▸ Task objective
Copy out the lines of the records below, and only those lines, from the one with "Reproduce this chart with Chart.js." through the one with "const fitY = [3.74, 5.92];", exactly as they appear.

▸ Material for the task
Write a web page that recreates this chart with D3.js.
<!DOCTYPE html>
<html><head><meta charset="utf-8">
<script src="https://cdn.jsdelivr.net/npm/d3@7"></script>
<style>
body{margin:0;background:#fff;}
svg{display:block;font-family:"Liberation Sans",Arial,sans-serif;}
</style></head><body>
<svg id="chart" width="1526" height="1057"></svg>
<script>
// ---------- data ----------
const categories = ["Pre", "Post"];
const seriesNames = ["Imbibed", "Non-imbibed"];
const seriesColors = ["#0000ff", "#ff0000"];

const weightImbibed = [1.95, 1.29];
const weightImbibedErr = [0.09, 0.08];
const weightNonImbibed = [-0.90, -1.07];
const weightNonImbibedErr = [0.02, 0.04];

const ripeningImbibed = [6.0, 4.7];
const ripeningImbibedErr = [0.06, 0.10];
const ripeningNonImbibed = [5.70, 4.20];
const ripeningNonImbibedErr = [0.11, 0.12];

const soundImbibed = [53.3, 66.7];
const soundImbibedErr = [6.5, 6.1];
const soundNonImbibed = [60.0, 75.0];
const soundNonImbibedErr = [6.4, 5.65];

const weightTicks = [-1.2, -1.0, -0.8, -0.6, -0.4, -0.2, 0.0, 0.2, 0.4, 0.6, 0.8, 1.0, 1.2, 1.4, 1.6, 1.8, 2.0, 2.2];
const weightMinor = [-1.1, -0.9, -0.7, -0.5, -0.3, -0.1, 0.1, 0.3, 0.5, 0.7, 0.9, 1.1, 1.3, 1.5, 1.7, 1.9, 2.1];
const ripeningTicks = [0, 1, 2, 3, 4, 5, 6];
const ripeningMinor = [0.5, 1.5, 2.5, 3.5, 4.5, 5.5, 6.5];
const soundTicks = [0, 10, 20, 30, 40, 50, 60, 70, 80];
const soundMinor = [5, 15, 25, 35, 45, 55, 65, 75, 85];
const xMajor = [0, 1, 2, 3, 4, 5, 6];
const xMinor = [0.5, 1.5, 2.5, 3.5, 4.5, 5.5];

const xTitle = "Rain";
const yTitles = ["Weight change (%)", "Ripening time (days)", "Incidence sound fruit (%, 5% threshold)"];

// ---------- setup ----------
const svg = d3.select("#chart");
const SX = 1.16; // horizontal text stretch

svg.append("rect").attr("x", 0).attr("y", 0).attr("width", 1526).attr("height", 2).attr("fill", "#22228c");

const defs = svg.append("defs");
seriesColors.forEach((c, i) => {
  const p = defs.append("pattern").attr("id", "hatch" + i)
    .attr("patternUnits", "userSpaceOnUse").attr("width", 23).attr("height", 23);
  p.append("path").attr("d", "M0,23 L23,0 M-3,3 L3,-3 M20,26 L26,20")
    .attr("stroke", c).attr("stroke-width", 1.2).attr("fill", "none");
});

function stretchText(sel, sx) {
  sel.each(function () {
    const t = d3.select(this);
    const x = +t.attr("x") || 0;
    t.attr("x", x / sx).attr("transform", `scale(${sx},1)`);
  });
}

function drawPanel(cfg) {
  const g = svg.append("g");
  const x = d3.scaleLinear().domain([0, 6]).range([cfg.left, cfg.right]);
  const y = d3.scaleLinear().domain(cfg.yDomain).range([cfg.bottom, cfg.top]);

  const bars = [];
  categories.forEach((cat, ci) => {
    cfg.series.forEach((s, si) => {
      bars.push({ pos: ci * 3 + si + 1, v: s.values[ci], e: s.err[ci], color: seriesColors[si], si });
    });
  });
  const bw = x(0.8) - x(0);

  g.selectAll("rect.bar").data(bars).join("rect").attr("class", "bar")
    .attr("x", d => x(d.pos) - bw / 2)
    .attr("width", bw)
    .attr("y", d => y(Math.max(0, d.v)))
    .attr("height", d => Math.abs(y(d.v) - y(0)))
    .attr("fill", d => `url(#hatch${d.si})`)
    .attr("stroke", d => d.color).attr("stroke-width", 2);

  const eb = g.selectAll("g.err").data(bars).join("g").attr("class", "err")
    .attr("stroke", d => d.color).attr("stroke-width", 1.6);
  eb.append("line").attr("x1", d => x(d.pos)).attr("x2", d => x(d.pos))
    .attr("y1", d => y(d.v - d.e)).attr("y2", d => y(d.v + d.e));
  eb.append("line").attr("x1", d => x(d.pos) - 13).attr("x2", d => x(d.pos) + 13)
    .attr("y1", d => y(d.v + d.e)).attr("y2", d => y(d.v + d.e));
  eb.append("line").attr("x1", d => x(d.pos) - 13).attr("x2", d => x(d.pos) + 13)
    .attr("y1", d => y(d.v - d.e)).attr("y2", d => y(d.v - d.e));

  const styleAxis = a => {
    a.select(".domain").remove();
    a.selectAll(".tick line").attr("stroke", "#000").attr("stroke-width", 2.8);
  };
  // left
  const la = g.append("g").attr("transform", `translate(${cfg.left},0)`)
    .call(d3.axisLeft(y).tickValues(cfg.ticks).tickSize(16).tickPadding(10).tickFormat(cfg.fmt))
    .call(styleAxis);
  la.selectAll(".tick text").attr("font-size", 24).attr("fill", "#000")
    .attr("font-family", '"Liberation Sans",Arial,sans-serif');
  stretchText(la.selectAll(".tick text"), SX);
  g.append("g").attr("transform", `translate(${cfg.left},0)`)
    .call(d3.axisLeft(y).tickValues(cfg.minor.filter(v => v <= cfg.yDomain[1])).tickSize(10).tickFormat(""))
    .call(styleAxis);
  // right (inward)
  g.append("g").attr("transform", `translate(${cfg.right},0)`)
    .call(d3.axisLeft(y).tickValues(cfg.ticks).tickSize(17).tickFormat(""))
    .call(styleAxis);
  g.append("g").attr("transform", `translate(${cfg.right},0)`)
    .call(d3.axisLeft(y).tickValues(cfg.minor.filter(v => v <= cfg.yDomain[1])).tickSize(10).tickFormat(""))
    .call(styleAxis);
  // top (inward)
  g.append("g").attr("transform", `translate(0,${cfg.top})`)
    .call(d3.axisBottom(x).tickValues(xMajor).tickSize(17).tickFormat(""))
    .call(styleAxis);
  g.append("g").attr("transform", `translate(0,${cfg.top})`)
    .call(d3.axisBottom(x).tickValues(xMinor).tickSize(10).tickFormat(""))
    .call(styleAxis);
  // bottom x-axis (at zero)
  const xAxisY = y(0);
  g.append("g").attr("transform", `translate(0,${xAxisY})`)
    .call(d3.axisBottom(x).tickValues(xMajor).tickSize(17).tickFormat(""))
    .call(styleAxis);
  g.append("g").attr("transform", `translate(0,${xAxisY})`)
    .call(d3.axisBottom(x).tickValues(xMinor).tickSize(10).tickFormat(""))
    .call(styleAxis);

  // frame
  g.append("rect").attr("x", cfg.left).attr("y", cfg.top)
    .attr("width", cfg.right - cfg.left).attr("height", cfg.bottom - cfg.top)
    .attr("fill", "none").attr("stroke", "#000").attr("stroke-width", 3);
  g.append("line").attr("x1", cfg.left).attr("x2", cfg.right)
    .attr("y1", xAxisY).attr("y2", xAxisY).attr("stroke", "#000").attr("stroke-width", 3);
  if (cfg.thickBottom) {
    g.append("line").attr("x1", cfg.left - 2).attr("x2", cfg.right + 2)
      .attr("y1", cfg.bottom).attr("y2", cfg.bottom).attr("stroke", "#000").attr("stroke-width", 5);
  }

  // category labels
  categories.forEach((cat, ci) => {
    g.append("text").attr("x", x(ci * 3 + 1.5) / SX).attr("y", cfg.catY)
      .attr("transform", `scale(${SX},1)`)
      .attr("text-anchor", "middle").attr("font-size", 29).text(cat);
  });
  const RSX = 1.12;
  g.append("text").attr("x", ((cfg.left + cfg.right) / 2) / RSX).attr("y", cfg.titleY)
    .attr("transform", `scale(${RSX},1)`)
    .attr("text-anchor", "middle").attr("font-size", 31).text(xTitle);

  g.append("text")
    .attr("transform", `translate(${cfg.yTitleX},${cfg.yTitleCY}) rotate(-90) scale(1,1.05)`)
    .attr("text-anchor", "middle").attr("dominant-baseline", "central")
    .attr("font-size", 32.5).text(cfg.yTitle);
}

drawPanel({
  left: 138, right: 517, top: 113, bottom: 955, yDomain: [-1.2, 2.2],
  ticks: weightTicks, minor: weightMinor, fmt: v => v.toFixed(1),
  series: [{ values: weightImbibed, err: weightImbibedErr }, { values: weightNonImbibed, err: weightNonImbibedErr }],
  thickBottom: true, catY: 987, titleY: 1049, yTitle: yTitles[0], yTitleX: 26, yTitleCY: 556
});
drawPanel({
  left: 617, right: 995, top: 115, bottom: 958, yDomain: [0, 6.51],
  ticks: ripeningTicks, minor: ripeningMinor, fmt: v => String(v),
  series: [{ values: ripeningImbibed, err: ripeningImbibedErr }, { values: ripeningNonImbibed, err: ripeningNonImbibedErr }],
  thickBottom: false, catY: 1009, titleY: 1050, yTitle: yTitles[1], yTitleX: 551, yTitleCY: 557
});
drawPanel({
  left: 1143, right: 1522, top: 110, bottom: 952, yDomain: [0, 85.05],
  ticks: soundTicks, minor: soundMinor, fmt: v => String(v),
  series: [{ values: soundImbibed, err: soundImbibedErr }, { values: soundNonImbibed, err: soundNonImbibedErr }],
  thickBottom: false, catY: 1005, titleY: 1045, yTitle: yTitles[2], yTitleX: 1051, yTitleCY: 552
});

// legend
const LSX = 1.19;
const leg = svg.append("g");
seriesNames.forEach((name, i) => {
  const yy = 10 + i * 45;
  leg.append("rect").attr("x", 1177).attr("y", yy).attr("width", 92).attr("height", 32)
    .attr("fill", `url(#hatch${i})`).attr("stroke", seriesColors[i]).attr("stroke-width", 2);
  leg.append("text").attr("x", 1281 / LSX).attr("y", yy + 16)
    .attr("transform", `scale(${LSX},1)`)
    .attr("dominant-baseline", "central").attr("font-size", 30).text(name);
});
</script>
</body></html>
==
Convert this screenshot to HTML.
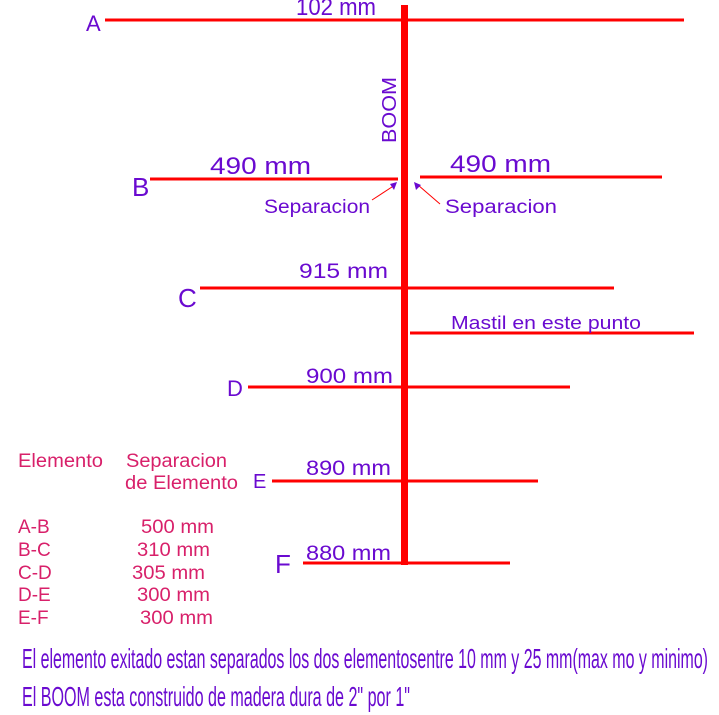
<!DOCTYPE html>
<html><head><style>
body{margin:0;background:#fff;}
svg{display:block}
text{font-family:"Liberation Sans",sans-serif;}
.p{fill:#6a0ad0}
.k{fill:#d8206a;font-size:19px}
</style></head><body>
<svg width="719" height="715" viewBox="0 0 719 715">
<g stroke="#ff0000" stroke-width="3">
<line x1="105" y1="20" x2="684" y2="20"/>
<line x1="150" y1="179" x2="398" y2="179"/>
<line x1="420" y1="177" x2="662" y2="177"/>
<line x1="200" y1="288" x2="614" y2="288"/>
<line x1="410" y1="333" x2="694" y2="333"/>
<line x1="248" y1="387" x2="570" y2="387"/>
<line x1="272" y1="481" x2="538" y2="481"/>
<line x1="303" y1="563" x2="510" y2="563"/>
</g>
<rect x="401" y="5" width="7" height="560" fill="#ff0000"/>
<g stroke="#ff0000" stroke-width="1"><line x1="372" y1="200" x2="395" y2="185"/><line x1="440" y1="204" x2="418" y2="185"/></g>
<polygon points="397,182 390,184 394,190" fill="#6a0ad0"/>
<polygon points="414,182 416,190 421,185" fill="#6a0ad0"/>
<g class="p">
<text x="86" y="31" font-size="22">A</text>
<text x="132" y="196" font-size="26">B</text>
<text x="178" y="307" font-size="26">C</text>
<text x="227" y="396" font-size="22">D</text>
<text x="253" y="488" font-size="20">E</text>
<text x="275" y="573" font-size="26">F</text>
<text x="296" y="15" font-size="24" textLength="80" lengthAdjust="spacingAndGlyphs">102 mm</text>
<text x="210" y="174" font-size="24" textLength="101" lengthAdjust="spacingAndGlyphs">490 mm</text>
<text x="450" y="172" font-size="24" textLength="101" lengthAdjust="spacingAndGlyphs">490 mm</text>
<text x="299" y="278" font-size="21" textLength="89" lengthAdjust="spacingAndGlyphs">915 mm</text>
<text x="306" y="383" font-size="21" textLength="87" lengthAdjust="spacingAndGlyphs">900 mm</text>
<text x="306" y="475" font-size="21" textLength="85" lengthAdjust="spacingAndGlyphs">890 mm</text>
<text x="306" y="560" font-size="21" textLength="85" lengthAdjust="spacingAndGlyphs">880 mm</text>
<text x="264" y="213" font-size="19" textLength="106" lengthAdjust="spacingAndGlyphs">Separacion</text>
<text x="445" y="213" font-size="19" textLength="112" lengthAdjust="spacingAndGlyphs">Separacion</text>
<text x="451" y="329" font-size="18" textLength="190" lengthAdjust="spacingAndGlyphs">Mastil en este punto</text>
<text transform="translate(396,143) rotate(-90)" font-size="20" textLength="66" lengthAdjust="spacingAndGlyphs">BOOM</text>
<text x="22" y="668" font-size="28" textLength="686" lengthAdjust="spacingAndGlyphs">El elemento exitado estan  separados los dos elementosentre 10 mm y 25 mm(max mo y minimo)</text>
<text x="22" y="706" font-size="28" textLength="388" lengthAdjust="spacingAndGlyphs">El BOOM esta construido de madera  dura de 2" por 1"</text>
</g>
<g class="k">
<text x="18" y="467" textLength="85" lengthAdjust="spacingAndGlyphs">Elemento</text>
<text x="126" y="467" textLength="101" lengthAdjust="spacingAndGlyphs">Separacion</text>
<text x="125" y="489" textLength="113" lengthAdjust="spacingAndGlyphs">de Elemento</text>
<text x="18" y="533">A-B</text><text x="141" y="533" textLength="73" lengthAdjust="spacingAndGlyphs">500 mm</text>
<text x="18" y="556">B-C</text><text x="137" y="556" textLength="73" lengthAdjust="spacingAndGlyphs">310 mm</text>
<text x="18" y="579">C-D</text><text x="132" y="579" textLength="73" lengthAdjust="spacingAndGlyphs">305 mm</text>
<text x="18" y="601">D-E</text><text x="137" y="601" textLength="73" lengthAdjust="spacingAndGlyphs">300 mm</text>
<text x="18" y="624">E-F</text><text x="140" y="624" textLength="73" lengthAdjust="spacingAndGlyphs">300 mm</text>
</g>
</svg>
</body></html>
==
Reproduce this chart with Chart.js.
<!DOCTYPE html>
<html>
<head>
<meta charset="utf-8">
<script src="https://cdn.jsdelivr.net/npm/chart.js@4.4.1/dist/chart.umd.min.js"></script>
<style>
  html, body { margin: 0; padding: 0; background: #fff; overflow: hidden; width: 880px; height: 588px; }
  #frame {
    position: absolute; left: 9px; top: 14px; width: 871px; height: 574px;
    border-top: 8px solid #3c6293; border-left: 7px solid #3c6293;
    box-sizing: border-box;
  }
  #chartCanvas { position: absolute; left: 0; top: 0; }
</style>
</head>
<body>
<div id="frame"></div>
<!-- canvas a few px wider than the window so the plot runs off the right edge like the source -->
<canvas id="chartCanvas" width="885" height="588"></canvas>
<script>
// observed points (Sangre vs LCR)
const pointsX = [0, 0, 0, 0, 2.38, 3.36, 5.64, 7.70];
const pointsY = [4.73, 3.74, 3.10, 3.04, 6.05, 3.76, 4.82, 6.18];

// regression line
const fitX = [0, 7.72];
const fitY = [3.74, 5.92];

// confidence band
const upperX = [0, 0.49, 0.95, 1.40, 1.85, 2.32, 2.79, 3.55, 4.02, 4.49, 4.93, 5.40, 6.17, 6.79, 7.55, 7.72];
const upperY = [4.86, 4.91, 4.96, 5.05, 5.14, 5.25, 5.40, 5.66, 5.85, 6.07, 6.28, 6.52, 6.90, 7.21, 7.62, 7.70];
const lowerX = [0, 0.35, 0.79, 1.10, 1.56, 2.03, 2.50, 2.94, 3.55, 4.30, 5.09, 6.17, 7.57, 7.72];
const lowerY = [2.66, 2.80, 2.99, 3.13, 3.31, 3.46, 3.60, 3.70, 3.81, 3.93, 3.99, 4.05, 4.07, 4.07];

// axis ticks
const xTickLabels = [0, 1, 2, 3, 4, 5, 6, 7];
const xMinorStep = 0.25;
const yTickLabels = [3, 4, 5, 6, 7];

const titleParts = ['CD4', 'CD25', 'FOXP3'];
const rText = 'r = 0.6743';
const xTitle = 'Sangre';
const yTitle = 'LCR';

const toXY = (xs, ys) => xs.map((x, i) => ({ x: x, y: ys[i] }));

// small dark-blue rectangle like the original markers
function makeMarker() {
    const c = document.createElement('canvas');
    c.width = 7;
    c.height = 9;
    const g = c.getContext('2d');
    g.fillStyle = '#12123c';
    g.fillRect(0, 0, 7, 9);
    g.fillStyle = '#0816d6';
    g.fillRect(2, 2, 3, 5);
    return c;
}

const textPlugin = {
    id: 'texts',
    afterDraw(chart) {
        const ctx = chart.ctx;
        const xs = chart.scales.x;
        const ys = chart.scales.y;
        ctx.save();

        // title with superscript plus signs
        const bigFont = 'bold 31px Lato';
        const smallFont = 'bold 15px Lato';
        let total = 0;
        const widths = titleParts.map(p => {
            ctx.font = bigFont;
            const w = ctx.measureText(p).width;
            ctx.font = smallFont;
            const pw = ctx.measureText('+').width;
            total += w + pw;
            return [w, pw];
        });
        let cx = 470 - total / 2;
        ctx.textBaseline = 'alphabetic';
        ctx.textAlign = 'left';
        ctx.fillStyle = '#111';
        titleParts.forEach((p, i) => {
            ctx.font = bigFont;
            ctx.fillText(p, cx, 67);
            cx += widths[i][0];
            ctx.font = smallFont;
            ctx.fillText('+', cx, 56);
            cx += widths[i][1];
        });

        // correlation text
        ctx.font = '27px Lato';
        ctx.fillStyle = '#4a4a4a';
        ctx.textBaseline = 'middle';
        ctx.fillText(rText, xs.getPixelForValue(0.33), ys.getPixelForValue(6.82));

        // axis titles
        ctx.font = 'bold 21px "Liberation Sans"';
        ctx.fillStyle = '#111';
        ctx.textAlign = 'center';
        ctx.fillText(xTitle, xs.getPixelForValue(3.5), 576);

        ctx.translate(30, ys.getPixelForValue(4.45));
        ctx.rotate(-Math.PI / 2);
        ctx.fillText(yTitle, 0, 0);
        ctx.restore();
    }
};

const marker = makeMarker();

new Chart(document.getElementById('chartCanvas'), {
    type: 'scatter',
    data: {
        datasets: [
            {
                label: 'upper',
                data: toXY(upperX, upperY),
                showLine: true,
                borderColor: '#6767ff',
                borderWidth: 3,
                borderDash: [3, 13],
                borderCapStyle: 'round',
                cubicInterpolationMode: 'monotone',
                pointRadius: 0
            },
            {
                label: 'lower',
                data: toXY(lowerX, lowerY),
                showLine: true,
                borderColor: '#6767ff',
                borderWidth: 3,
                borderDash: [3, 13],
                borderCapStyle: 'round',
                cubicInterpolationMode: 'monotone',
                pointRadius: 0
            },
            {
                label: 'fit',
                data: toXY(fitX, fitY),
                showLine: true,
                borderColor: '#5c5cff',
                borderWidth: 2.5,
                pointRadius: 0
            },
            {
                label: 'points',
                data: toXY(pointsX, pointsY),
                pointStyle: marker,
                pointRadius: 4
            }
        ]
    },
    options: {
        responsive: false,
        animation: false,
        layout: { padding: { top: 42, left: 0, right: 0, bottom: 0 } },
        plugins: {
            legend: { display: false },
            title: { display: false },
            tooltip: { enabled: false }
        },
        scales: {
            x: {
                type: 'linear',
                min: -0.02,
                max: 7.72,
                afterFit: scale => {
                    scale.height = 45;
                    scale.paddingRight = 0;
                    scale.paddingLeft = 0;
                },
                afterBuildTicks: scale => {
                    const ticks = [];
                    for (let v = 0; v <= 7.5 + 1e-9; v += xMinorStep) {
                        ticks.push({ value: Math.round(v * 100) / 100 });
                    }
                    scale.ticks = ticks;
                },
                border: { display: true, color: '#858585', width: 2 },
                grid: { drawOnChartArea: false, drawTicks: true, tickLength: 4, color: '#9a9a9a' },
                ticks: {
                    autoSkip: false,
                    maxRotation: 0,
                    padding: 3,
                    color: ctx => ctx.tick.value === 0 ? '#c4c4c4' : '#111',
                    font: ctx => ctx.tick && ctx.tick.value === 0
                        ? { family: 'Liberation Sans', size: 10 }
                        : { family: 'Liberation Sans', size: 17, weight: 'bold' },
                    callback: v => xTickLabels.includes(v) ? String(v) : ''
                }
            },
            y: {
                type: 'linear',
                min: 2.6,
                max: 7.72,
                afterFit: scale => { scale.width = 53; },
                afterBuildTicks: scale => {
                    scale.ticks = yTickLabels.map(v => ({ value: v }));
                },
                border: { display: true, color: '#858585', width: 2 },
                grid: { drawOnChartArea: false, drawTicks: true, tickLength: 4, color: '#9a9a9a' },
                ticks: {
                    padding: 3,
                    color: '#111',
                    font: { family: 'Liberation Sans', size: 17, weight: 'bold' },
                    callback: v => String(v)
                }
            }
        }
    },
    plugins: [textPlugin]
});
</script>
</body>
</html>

▸ Response for this exercise
Reproduce this chart with Chart.js.
<!DOCTYPE html>
<html>
<head>
<meta charset="utf-8">
<script src="https://cdn.jsdelivr.net/npm/chart.js@4.4.1/dist/chart.umd.min.js"></script>
<style>
  html, body { margin: 0; padding: 0; background: #fff; overflow: hidden; width: 880px; height: 588px; }
  #frame {
    position: absolute; left: 9px; top: 14px; width: 871px; height: 574px;
    border-top: 8px solid #3c6293; border-left: 7px solid #3c6293;
    box-sizing: border-box;
  }
  #chartCanvas { position: absolute; left: 0; top: 0; }
</style>
</head>
<body>
<div id="frame"></div>
<!-- canvas a few px wider than the window so the plot runs off the right edge like the source -->
<canvas id="chartCanvas" width="885" height="588"></canvas>
<script>
// observed points (Sangre vs LCR)
const pointsX = [0, 0, 0, 0, 2.38, 3.36, 5.64, 7.70];
const pointsY = [4.73, 3.74, 3.10, 3.04, 6.05, 3.76, 4.82, 6.18];

// regression line
const fitX = [0, 7.72];
const fitY = [3.74, 5.92];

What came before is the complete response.